New years are not meant to create a new you. I suppose you could use a new year as a new chance to live your life in a new way, but you should never convince yourself that your life wasn’t enough before. Truthfully, the start of January 1 is just the start of a new day. If you ever want to start a new chapter in your life, you do not have to wait for twelve months to pass. If you wake up on August 29 and decide you want to live your life differently, do it. If you wake up on October 2 and find yourself on an unexpected path, say yes. Change doesn’t just have to happen right now. A new year just means a whole lot of opportunities for change, whenever and whatever they may be.
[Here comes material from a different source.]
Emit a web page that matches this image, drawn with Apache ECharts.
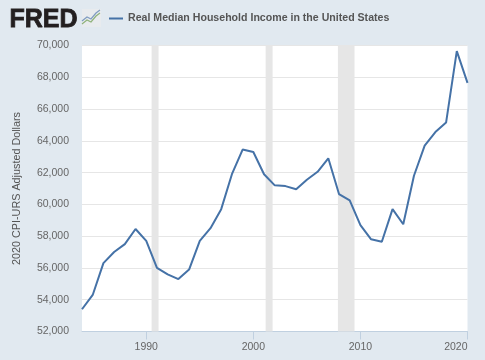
<!DOCTYPE html>
<html>
<head>
    <meta charset="utf-8">
    <style type="text/css" media="screen">
        html,body {
            margin: 0px; padding: 0px; height: 100%; background: #e1e9f0;
        }
    </style>
    <script src="https://cdn.jsdelivr.net/npm/echarts@6/dist/echarts.min.js"></script>
</head>
<body>
    <div id="canvas1" style="width: 485px; height: 360px; filter: blur(0.4px);"></div>

    <script type="text/javascript">
        var seriesName = 'Real Median Household Income in the United States';
        var yAxisName = '2020 CPI-URS Adjusted Dollars';

        var years = [1984,1985,1986,1987,1988,1989,1990,1991,1992,1993,1994,1995,1996,1997,1998,1999,2000,2001,2002,2003,2004,2005,2006,2007,2008,2009,2010,2011,2012,2013,2014,2015,2016,2017,2018,2019,2020];
        var income = [53400,54300,56300,57000,57500,58450,57700,56000,55600,55300,55900,57700,58500,59700,61900,63450,63300,61900,61200,61150,60950,61550,62050,62900,60650,60250,58700,57800,57650,59700,58750,61800,63700,64550,65150,69650,67650];

        // 衰退期阴影
        var recessionStart = [1990.5, 2001.15, 2007.9];
        var recessionEnd = [1991.15, 2001.8, 2009.45];

        var xTicks = [1990, 2000, 2010, 2020];

        var myChart1 = echarts.init(document.getElementById("canvas1"));

        var bands = [];
        for (var i = 0; i < recessionStart.length; i++) {
            bands.push([{xAxis: recessionStart[i]}, {xAxis: recessionEnd[i]}]);
        }

        var points = [];
        for (var j = 0; j < years.length; j++) {
            points.push([years[j], income[j]]);
        }

        var option1 = {
            backgroundColor: '#e1e9f0',
            textStyle: {fontFamily: '"Liberation Sans", Arial, sans-serif'},
            animation: false,
            grid: {left: 82, right: 17.5, top: 45.5, bottom: 28.5, show: true, backgroundColor: '#ffffff', borderWidth: 0},
            legend: {
                left: 104, top: 8, icon: 'rect', itemWidth: 14, itemHeight: 2, itemGap: 4,
                data: [seriesName],
                textStyle: {color: '#555555', fontSize: 10.6, fontWeight: 'bold', fontFamily: '"Liberation Sans", Arial, sans-serif'}
            },
            xAxis: {
                type: 'value', min: 1984, max: 2020,
                splitLine: {show: false},
                axisLine: {lineStyle: {color: '#c0d0e0', width: 1}},
                axisTick: {show: true, length: 8, customValues: xTicks, lineStyle: {color: '#c0d0e0'}},
                axisLabel: {
                    customValues: xTicks, alignMaxLabel: 'right', color: '#666666', fontSize: 10.5, margin: 10,
                    formatter: function (v) { return String(v); }
                }
            },
            yAxis: {
                type: 'value', min: 52000, max: 70000, interval: 2000,
                name: yAxisName, nameLocation: 'middle', nameGap: 59,
                nameTextStyle: {color: '#555555', fontSize: 10.8},
                axisLine: {show: false},
                axisTick: {show: false},
                splitLine: {lineStyle: {color: '#e6e6e6', width: 1}},
                axisLabel: {
                    color: '#666666', fontSize: 10.5, margin: 13, padding: [2, 0, 0, 0],
                    formatter: function (v) { return v.toLocaleString('en-US'); }
                }
            },
            series: [{
                name: seriesName,
                type: 'line',
                data: points,
                showSymbol: false,
                itemStyle: {color: '#4572a7'},
                lineStyle: {color: '#4572a7', width: 2},
                markArea: {silent: true, itemStyle: {color: '#e6e6e6'}, data: bands}
            }],
            graphic: [
                // FRED 标志
                {type: 'text', left: 9, top: 7, style: {text: 'FRED', fill: '#231f20', stroke: '#231f20', lineWidth: 0.8, font: 'bold 25px "Liberation Sans", Arial, sans-serif'}},
                {type: 'rect', shape: {x: 82, y: 9, width: 19, height: 18}, style: {fill: '#e8ebee'}},
                {type: 'polyline', shape: {points: [[82,24],[87,20],[91,22],[96,16],[100,13]]}, style: {fill: 'none', stroke: '#8fb27a', lineWidth: 1.2}},
                {type: 'polyline', shape: {points: [[82,21],[87,17],[91,19],[96,13],[100,10]]}, style: {fill: 'none', stroke: '#7f9cc0', lineWidth: 1.2}}
            ]
        };

        myChart1.setOption(option1);
    </script>
</body>
</html>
New years are meant to reflect on the last 365 days of your life, and to let yourself be hopeful that the next 365 – or 366, in this year’s case – will have more in store for you than ever before. The start of a new year is not meant to say “screw last year,” but to look ahead to all the new journeys that will take place before we put the cheesy paper hats back on our heads and repeat these celebrations in 52 weeks.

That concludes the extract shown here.